┏━━

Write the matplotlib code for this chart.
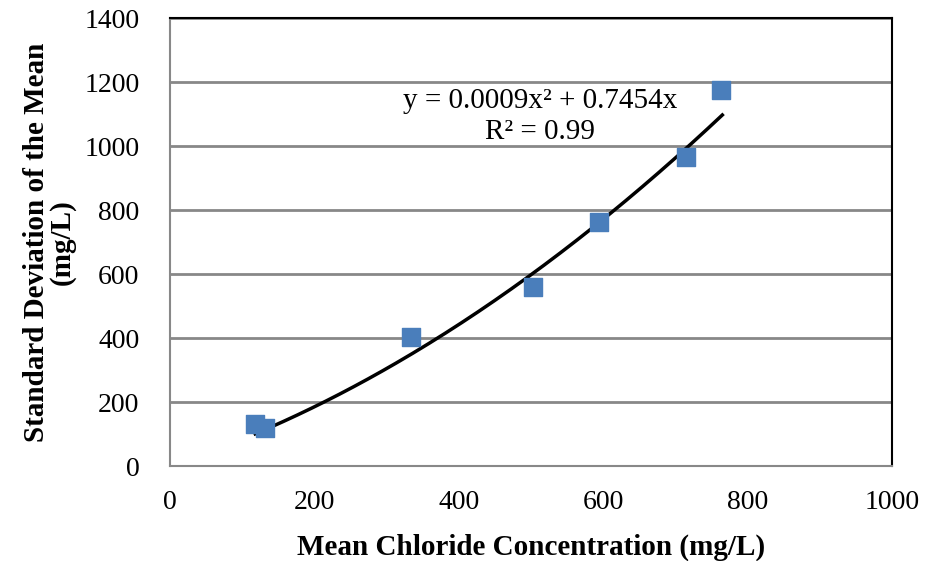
import numpy as np
import matplotlib.pyplot as plt

plt.rcParams["font.family"] = ["Liberation Serif", "DejaVu Serif"]

mean_cl = [118, 132, 334, 503, 594, 715, 763]
std_mean = [131, 119, 403, 559, 762, 966, 1175]
coef_a, coef_b = 0.0009, 0.7454
fit_x = np.linspace(118, 765, 200)
fit_y = coef_a * fit_x**2 + coef_b * fit_x

fig = plt.figure(figsize=(9.28, 5.61), dpi=100)
ax = fig.add_axes([0.1832, 0.1693, 0.778, 0.7986])

ax.plot(fit_x, fit_y, color="black", lw=2.5, zorder=2)
ax.scatter(mean_cl, std_mean, marker="s", s=170, color="#4a7ebb", zorder=3)

ax.set_xlim(0, 1000)
ax.set_ylim(0, 1400)
ax.set_xticks(range(0, 1001, 200))
ax.set_yticks(range(0, 1401, 200))
ax.tick_params(length=0, labelsize=20)
ax.tick_params(axis="x", pad=17)
ax.tick_params(axis="y", pad=22)
ax.yaxis.grid(True, color="#888888", lw=2)
ax.set_axisbelow(True)
for side in ("left", "bottom"):
    ax.spines[side].set_color("#888888")
    ax.spines[side].set_linewidth(1.5)
for side in ("top", "right"):
    ax.spines[side].set_color("black")
    ax.spines[side].set_linewidth(1.5)

ax.set_xlabel("Mean Chloride Concentration (mg/L)", fontsize=21, fontweight="bold", labelpad=14)
ax.set_ylabel("Standard Deviation of the Mean\n(mg/L)", fontsize=21, fontweight="bold",
              labelpad=6, linespacing=0.95)

ax.text(513, 1092, "y = 0.0009x² + 0.7454x\nR² = 0.99", fontsize=21,
        ha="center", va="center", linespacing=1.25)

fig.savefig("out.png", dpi=100)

┗━━

* What to produce:
Skip the pictures, then retype every line above exactly.

* Solution for this problem:
Write the matplotlib code for this chart.
import numpy as np
import matplotlib.pyplot as plt

plt.rcParams["font.family"] = ["Liberation Serif", "DejaVu Serif"]

mean_cl = [118, 132, 334, 503, 594, 715, 763]
std_mean = [131, 119, 403, 559, 762, 966, 1175]
coef_a, coef_b = 0.0009, 0.7454
fit_x = np.linspace(118, 765, 200)
fit_y = coef_a * fit_x**2 + coef_b * fit_x

fig = plt.figure(figsize=(9.28, 5.61), dpi=100)
ax = fig.add_axes([0.1832, 0.1693, 0.778, 0.7986])

ax.plot(fit_x, fit_y, color="black", lw=2.5, zorder=2)
ax.scatter(mean_cl, std_mean, marker="s", s=170, color="#4a7ebb", zorder=3)

ax.set_xlim(0, 1000)
ax.set_ylim(0, 1400)
ax.set_xticks(range(0, 1001, 200))
ax.set_yticks(range(0, 1401, 200))
ax.tick_params(length=0, labelsize=20)
ax.tick_params(axis="x", pad=17)
ax.tick_params(axis="y", pad=22)
ax.yaxis.grid(True, color="#888888", lw=2)
ax.set_axisbelow(True)
for side in ("left", "bottom"):
    ax.spines[side].set_color("#888888")
    ax.spines[side].set_linewidth(1.5)
for side in ("top", "right"):
    ax.spines[side].set_color("black")
    ax.spines[side].set_linewidth(1.5)

ax.set_xlabel("Mean Chloride Concentration (mg/L)", fontsize=21, fontweight="bold", labelpad=14)
ax.set_ylabel("Standard Deviation of the Mean\n(mg/L)", fontsize=21, fontweight="bold",
              labelpad=6, linespacing=0.95)

ax.text(513, 1092, "y = 0.0009x² + 0.7454x\nR² = 0.99", fontsize=21,
        ha="center", va="center", linespacing=1.25)

fig.savefig("out.png", dpi=100)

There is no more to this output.